Жить так, как подобает, славянину архаической эпохи, по современным понятиям, – это быть преступником. Тогда же многое из того, что теперь расценивается как чистая уголовщина, было в порядке вещей. Из чего следует, что каждой культуре свое время, свой черед и свое место.
Разумеется, сами славяне вовсе не считали, что у них царят произвол и безначалие. По их представлениям, все было устроено наилучшим образом. Повседневная жизнь регламентировалась определенным сводом правил, строжайшим кодексом поведения. В этой системе разрешений и запретов, заповедей и клятв нужно было ничего не нарушать и неукоснительно придерживаться заведенных обычаев и порядков: ходить только туда, куда дозволено, чтить богов, соблюдать обряды, не якшаться с кем попало, уважать решения общеплеменного собрания – веча и т. п.

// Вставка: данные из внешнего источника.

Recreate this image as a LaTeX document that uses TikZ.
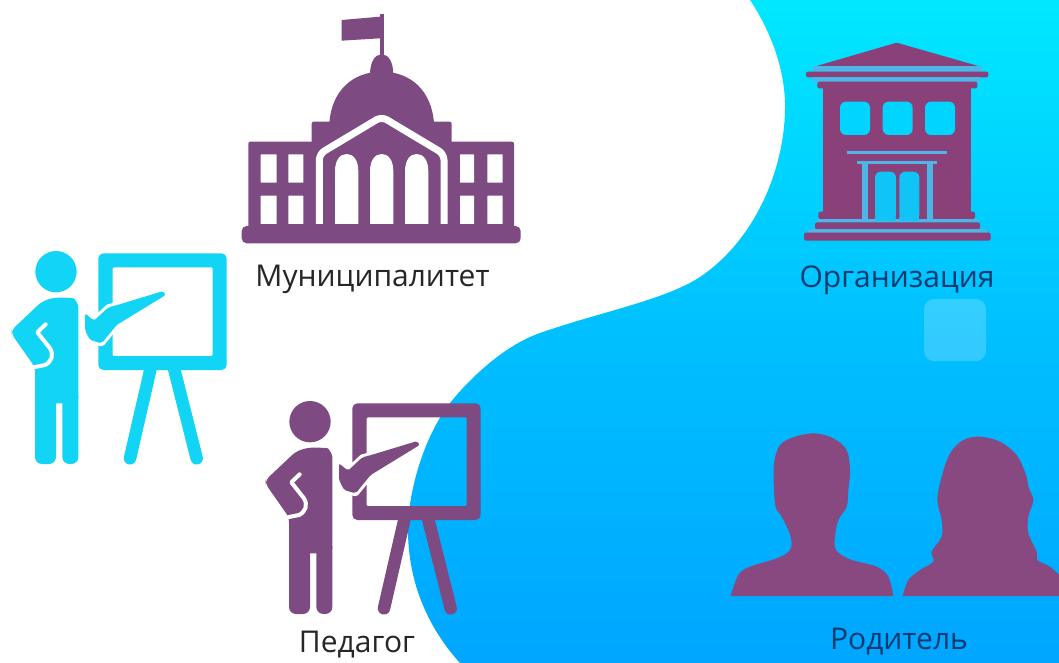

Византийских, арабских и других иностранных авторов (это военачальники, купцы, путешественники, дипломаты), оставивших по личным впечатлениям сочинения о славянах, немало что из увиденного удивляет, изумляет, заставляет негодовать или приводит в недоумение. Но, как говорится, в чужой монастырь со своим уставом не ходи. Ведь нередко нападки иностранных очевидцев на славян за их дикость и темноту вызваны элементарным непониманием природы некоторых местных обычаев. Это касается, например, вопроса о чистоте. Заезжие гости никак не могли взять в толк, почему славяне, сами опрятные, не моют своих маленьких детей, и те бегают грязные, с чумазыми мордашками, со спутанными волосами, в которых застрял всякий сор. Недоразумение разъясняется просто. Оказывается, это была традиционная языческая предосторожность, защитная мера против злого умысла и чужого сглаза. Ведь дети беззащитны, и, чтобы скрыть от кровожадных богов, грозных духов, всяких опасных существ и недобрых людей красоту и чистоту ребятишек, не дать повода для зависти и губительного проявления черных сил, лучше всего, пока мальцы достаточно не выросли и не окрепли, повременить с каждодневной гигиеной – пусть, дабы отвести беду, побудут замарашками.